Anti-Pov’s representative told us how, over the last few years, their job has become increasingly hard as government cutbacks have caused a drastic increase in Vancouver’s homeless (75% in the last year alone). The social services sector has been hit the hardest. Instead of increasing to accommodate the growing number of homeless, services have become next to nonexistent. To top it off, April 4th of next year will see the arrival of a two-year limit on welfare for employable individuals. This limit will cut off anywhere from 27,000 (according to the Vancouver Sun) to 50,000 ( according to Anti-Pov).
Anti-Pov doesn’t see homeless people as the cause of the problem in Vancouver, as they say in their newsletter:

The Liberal’s brutal policies have forced people to live by any means necessary and so we vow to defend the people by any means necessary!” (Victory Tent City Newsletter #1)

They engage in direct action in order to insure access to social services to any individual who approaches the committee for help.
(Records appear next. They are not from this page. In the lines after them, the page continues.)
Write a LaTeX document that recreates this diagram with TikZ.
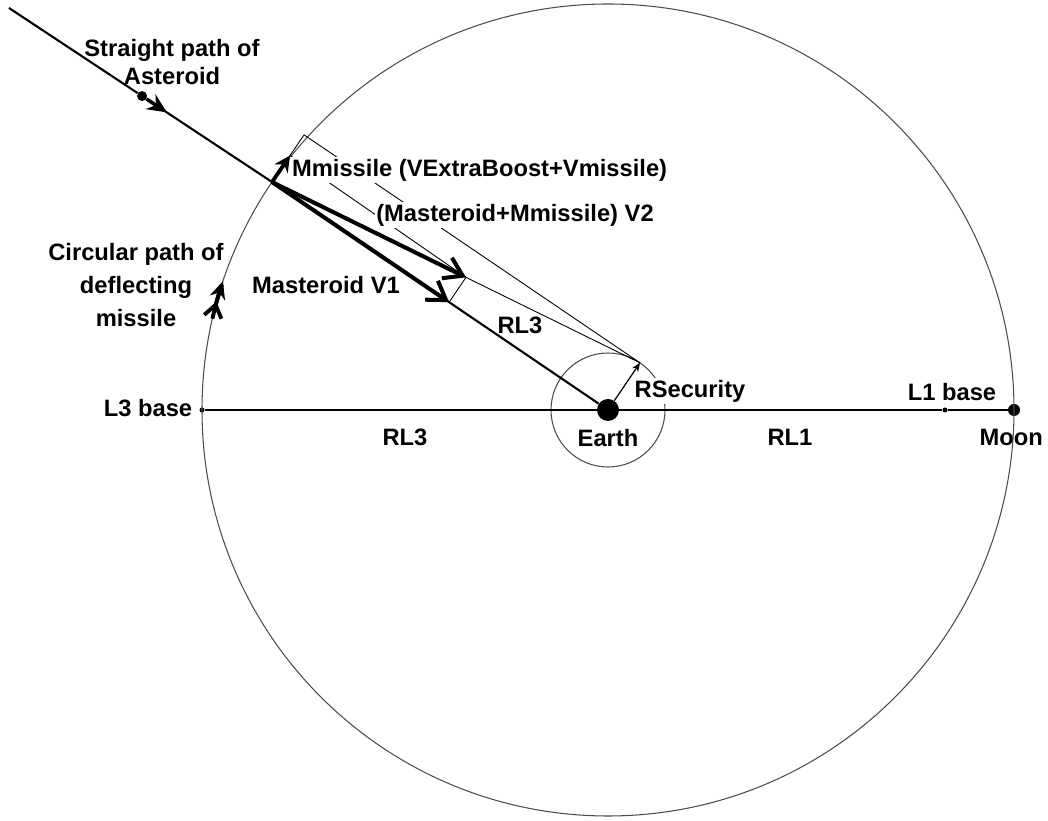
\documentclass[tikz,border=0pt]{standalone}
\usepackage{fontspec}
\setmainfont{Liberation Sans}
\usetikzlibrary{arrows.meta, calc, positioning}

\begin{document}
\begin{tikzpicture}[x=0.02cm, y=0.02cm,
    lbl/.style={font=\bfseries\fontsize{13.5}{16}\selectfont, inner sep=1pt},
    orbit/.style={draw=black!70, line width=0.6pt},
    track/.style={line width=1.2pt},
    vec/.style={-{Straight Barb[length=10pt, width=13pt]}, line width=2.3pt},
    guide/.style={line width=0.5pt},
    dot/.style={circle, fill, inner sep=0pt, minimum size=#1}
]
    \useasboundingbox (0,0) rectangle (1048,821);

    % bodies and bases
    \coordinate (E) at (608,411);
    \node[dot=0.44cm] (earth) at (E) {};
    \node[dot=0.24cm] (moon) at (1014,411) {};
    \node[dot=0.1cm] (l3) at (202,411) {};
    \node[dot=0.1cm] (l1) at (945,411) {};

    % construction points
    \coordinate (P) at ($(E)+(145.84:406)$);
    \coordinate (start) at (9,813);
    \node[dot=0.2cm] (ast) at ($(start)!0.506!(P)$) {};
    \coordinate (astdir) at ($(start)!0.6!(P)$);
    \coordinate (M) at ($(P)+(55.84:32)$);
    \coordinate (C) at ($(P)+(55.84:57)$);
    \coordinate (T1) at ($(P)+(-34.16:214)$);
    \coordinate (T2) at ($(T1)+(55.84:30)$);
    \coordinate (S) at ($(E)+(55.84:57)$);
    \coordinate (mtail) at ($(E)+(167:406)$);

    % orbits
    \draw[orbit] (E) circle[radius=406];
    \draw[orbit] (E) circle[radius=57];

    % paths
    \draw[track] (start) -- (ast) -- (P) -- (earth);
    \draw[track] (l3) -- (earth) -- (l1) -- (moon);
    \draw[-{Stealth[length=11pt, width=10pt]}, line width=2pt] (ast) -- (astdir);

    % vectors
    \draw[guide] (P) -- (C) -- (S);
    \draw[guide] (M) -- (T2) -- (S);
    \draw[guide] (T1) -- (T2);
    \draw[vec] (P) -- (T1);
    \draw[vec] (P) -- (T2);
    \draw[-{Stealth[length=9pt, width=9pt]}, line width=2.2pt] (P) -- (M);
    \draw[-{Stealth[length=5pt, width=4pt]}, line width=0.7pt] (earth) -- (S);

    % labels
    \node[lbl, align=center] (astlbl) at (172,759) {Straight path of\\Asteroid};
    \node[lbl, align=center, font=\bfseries\fontsize{13.5}{19}\selectfont] (misslbl) at (136,536) {Circular path of\\deflecting\\missile};
    \node[lbl, fill=white, anchor=west] (mmlbl) at (290,651) {Mmissile (VExtraBoost+Vmissile)};
    \node[lbl, fill=white] (v2lbl) at (515,606) {(Masteroid+Mmissile) V2};
    \node[lbl] (v1lbl) at (326,536) {Masteroid V1};
    \node[lbl] (rl3a) at (520,496) {RL3};
    \node[lbl, fill=white] (rsec) at (690,430) {RSecurity};
    \node[lbl] (l3lbl) at (148,413) {L3 base};
    \node[lbl] (rl3b) at (405,384) {RL3};
    \node[lbl] (earthlbl) at (608,383) {Earth};
    \node[lbl] (rl1) at (790,384) {RL1};
    \node[lbl] (l1lbl) at (952,429) {L1 base};
    \node[lbl, anchor=east] (moonlbl) at (1045,384) {Moon};

    % missile on its circular path
    \draw[line width=2.2pt] (mtail) arc[start angle=167, end angle=162, radius=406];
    \draw[{Straight Barb[reversed, length=7pt, width=10pt]}-{Stealth[length=10pt, width=9pt]}, line width=2.2pt]
        (mtail) arc[start angle=167, end angle=161.5, radius=406];
\end{tikzpicture}
\end{document}
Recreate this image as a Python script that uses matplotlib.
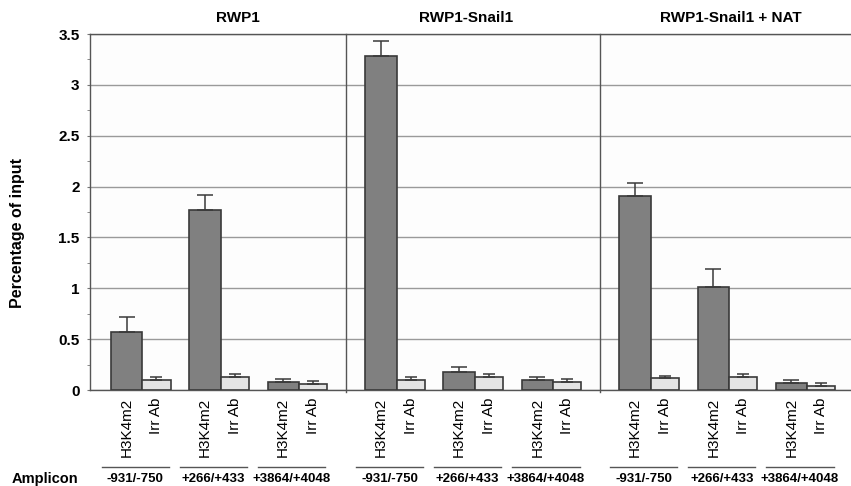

These individuals are accompanied through the process of looking for beds in homeless shelters, applying for social housing, and even to the welfare office by a caseworker. As described to us by James, a long-time volunteer with Anti-pov, the welfare system is intentionally user-unfriendly and having a representative of the committee along when applying for welfare often makes all the difference. The local welfare offices know this organization well, and they know what happens when they refuse a welfare checque to an individual represented by Anti-Pov. Within twenty-four hours they will be visited by a “flying squat” and they don’t like it. A small group of homeless people will camp out in their offices until the applicant is accorded a cheque on the next welfare issue.

In order to pressure the B.C. government to increase social housing, and get rid of the two-year limit, Anti-Pov has mobilized the city’s street people. On July 2nd 2003, a tent-city was set up in Victory Square, a downtown Vancouver war memorial. The camp has been twice legislated out of its location, but has continued expanding, now in two locations, Strathcona park, and Creekside park. When they can, Anti-Pov provides squatters with meals, free clothing, and tents.


some tents at the squat

As Anti-Pov puts it:
We refuse to remain silent while our brothers and sisters sleep in the street! We refuse to remain invisible while the Liberals throw more of our brothers and sisters into the streets! We will fight back and we will win!” (Victory Tent City Newsletter #2).

The tent cities have brought the poverty of Vancouver’s streets out into the public eye where it must be considered, and the media has begun to focus with increasing frequency on the camp. We visited the tent city near an enormous waterfront golf-ball known as Science World. A small triangle of grass close to the waterfront held an assortment of haphazard shelters. Blue tarps protected all sorts of constructions from frequent rains. The area between the tents was filled with shopping carts, wood, old clothing, and all sorts of other accumulated bric-a-brac. In the slightly cleaner west side of the camp, we met a jovial middle-aged man named Marcel. He invited us into his dining room where we partook in a meal of leftover sushi followed by donuts. He told us how this section of tents was made up of people who work and who stuck together to find some tranquility away from the rowdier drug using crowd that permeates the rest of the camp. “We don’t want to be here,” he said, explaining how people need to see what’s going on and that the homeless aren’t just going to go away.


more and more tents!

Our contact at Anti-Pov told us that the tent city has brought bad publicity to the government and has allowed him to be in direct contact with the offices of Larry Campbell the mayor of Vancouver, and Gordon Campbell the premier of British Columbia. These government officials apparently have both communicated their intentions to Anti-Pov about their goodwill on poverty issues and their intentions to find a feasible solution to the problem. Although they remain doubtful of the government’s intentions to make real changes, James told us that he is convinced that one day there will be no more people living without shelter in the streets of Vancouver.